The level of rainfall in Amsterdam isn't that much different from Manchester, but they cycle in style.

When was the last time you saw someone cycling in Manchester using an umbrella?


  1. Coaster brakes - means you can spare a hand to hold a brolly...

  2. Have to be honest. Umbrellas are fine in an open space with no wind, but they're bad enough on a busy pavement. Imagine if it wasn't raining and you walked down a pavement holding a vertical pole with two foot long pointy sticks poking out at eye-level. You'd get arrested. On a cycleway?

    But they seem happy enough. Maybe it's just me.

  3. I lived in Amsterdam for 8 years and the one and only time I fell off my bike was when I was carrying an umbrella like that...

  4. I don't agree with umbrella usage on the bike myself. Even with a coaster brake you need both hands on the bars to control the bike in the event of uneven surfaces or other sudden manoeuvres.
    Plus, a brolly is hugely unaerodynamic, and therefore highly inefficient.
    So no.
    I favour a waterproof jacket and a cycling cap to keep the rain out of my eyes.
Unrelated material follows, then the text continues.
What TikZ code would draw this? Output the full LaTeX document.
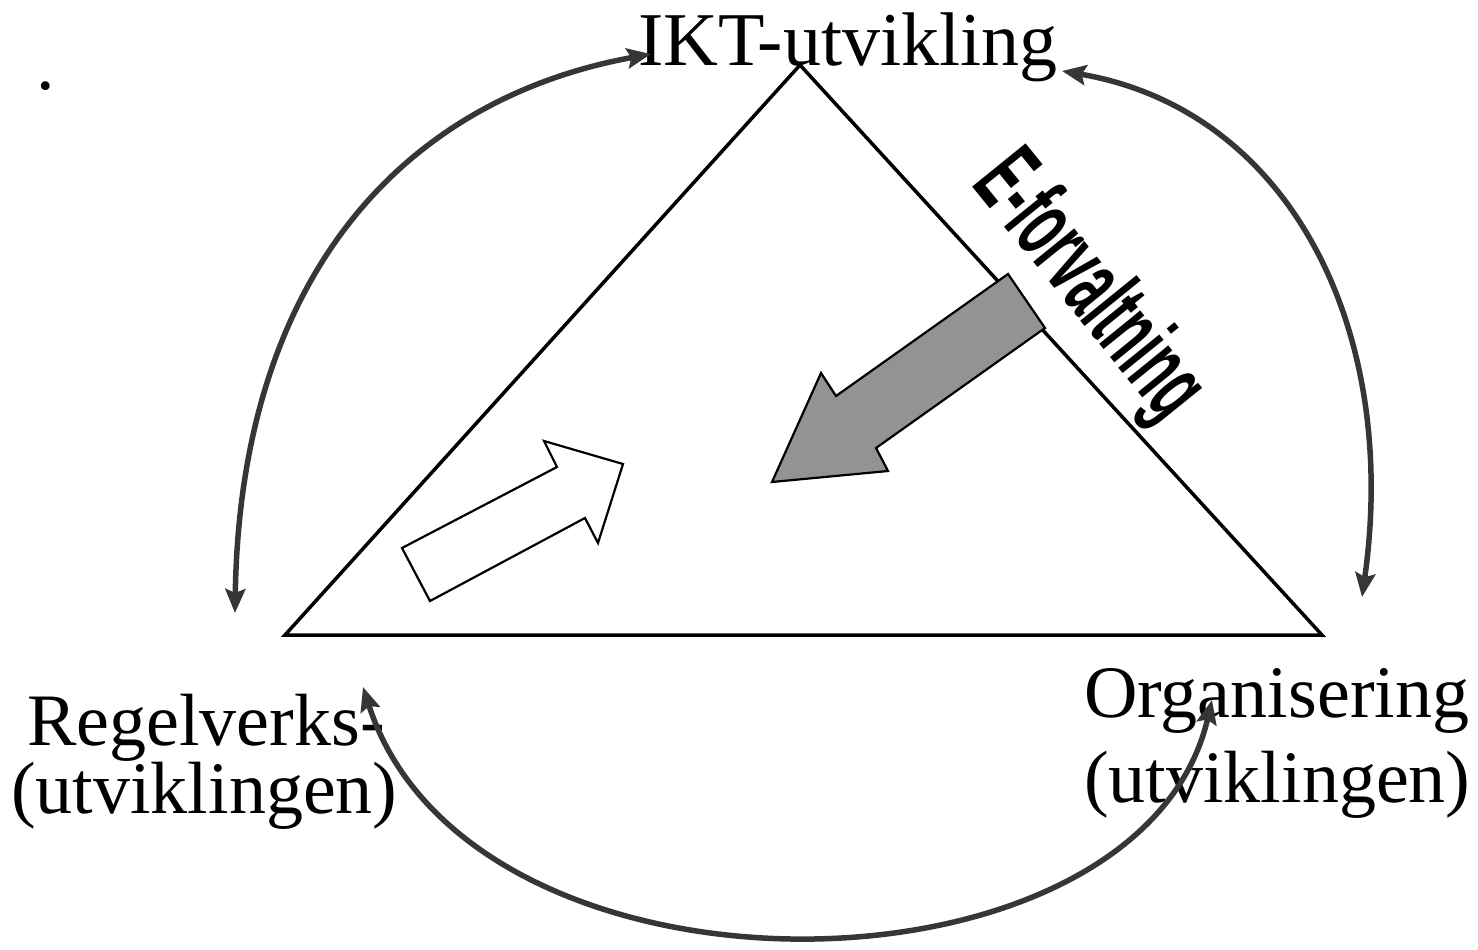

The old-timers like a cape, but even they admit it's tough, even dangerous, in windy conditions.
    Or have another cup of tea and wait for it to stop raining.

  5. But the Dutch cycle with brollies all the time. Never seen it identified as a safety issue...

    1. >Never seen it identified as a safety issue

      This suggests you are unfamiliar with rule 66 of the UK Highway Code which reads:

      "You should: keep both hands on the handlebars except when signalling or changing gear... not carry anything which will affect your balance..."


      This brolly-carrying seems yet another particularity of Dutch cycling associated with the flat terrain there—about 75% of the country is within a few metres of sea level. There, if you stop pedalling, you trundle to a halt.

      Cyclists elsewhere in the world have more to contend with, and are rightly advised to keep both hands where they belong: on the handlebars, in full control of the front wheel and brakes.

      As for the rain, as the Dutch like to say, "You're not made of sugar!"